Sunday, March 12, 2006

On Immigration

Guest Blogger: Charlie Ara, Cerritos, Calif.

This morning I attended the Cerritos Optimist Club's annual Oratorical Contest at the Sheraton Hotel. In addition to a delicious meal with parents, teachers and fellow Optimists, I heard the excellent inspirational speeches of seven students from the ABC School District.

As I listened, I noticed that all seven students had dark black hair. I reflected that all were either immigrants or the children of immigrants and that the future of our country will be denriched with their contributions and talents.

To me, the Oratorical Contest was a teaching moment for all the adults present. It was an opportunity to reflect on the immigration debate now raging in the United States.

I do not know if each of these students or their parents are documented or undocumented. However, this was on my mind as the U.S. Senate Judiciary Committee takes up a series of proposed immigration reforms.

At the present time there exists a hysterical anti-immigration sentiment sweeping even Cerritos as evidenced by the Cerritos Republican Club inviting Jim Gilchrist, founder of the Minuteman Project, to address their meeting.

Recently, Cardinal Roger Mahony spoke out against this hysteria.

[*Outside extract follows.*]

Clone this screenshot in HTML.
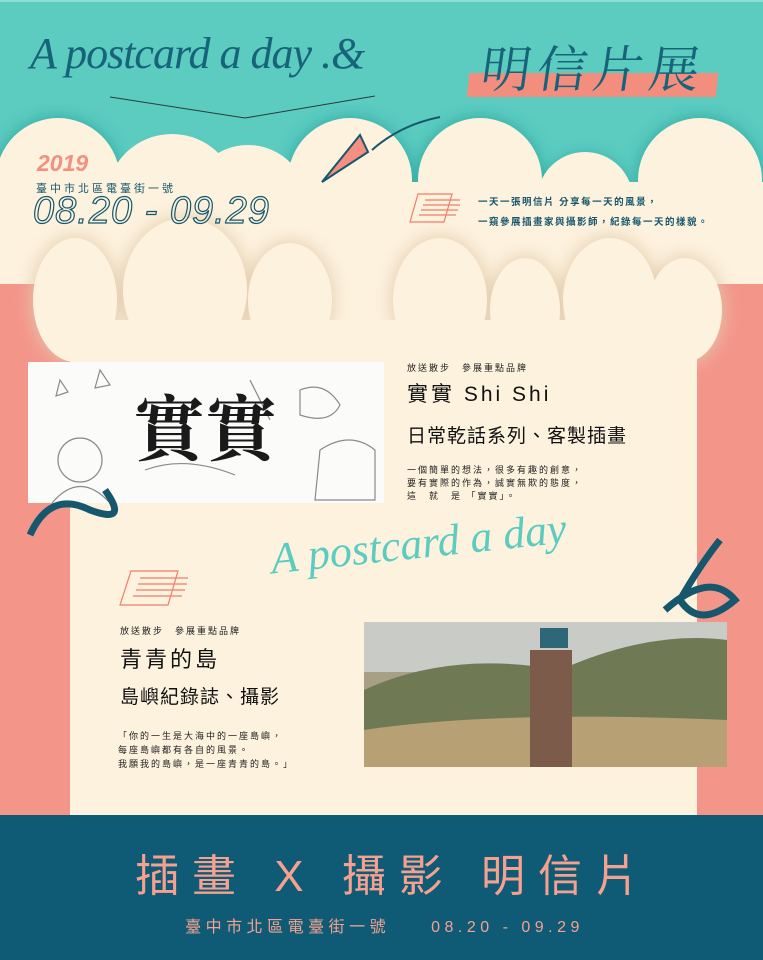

He framed the immigration debate in moral and ethical terms. He suggested that the Judeo-Christian Tradition welcomed the immigrant.

Yes, some reforms are needed. As we say in our Optimist Creed "...to spend so much timeon our own self improvement that we have no time to be critical of others..."

The Minutemen type would have it be a felony to help an undocumented immigrant. The priest, rabbi, iman, minister, etcetera would have to have everyone show their papers before entering a house of worship.

What are we coming to as a country? What can we do about the mean spirited hysteria?

As we are all immigrants or children of immigrants (except for Native Americans) why can't we find ways to deal with our problems without being mean-spirited?

What are some considerations for reforming immigration?

Here are some ideas being considered:

(1) Visas for family members of migrants to reduce what can be decades-long waits to reunify.
(2) A guest worker program with a path to permanent residency.
(3) Legalization of undocumented migrants.
(4) Better legal process to guarantee immigrants rights.
(5) Economic development in poor countries to reduce the need to migrate.

Yes, let's debate the issue of immigration but let us do it with a sense of justice, fairness and concern for all our fellow human beings on planet earth.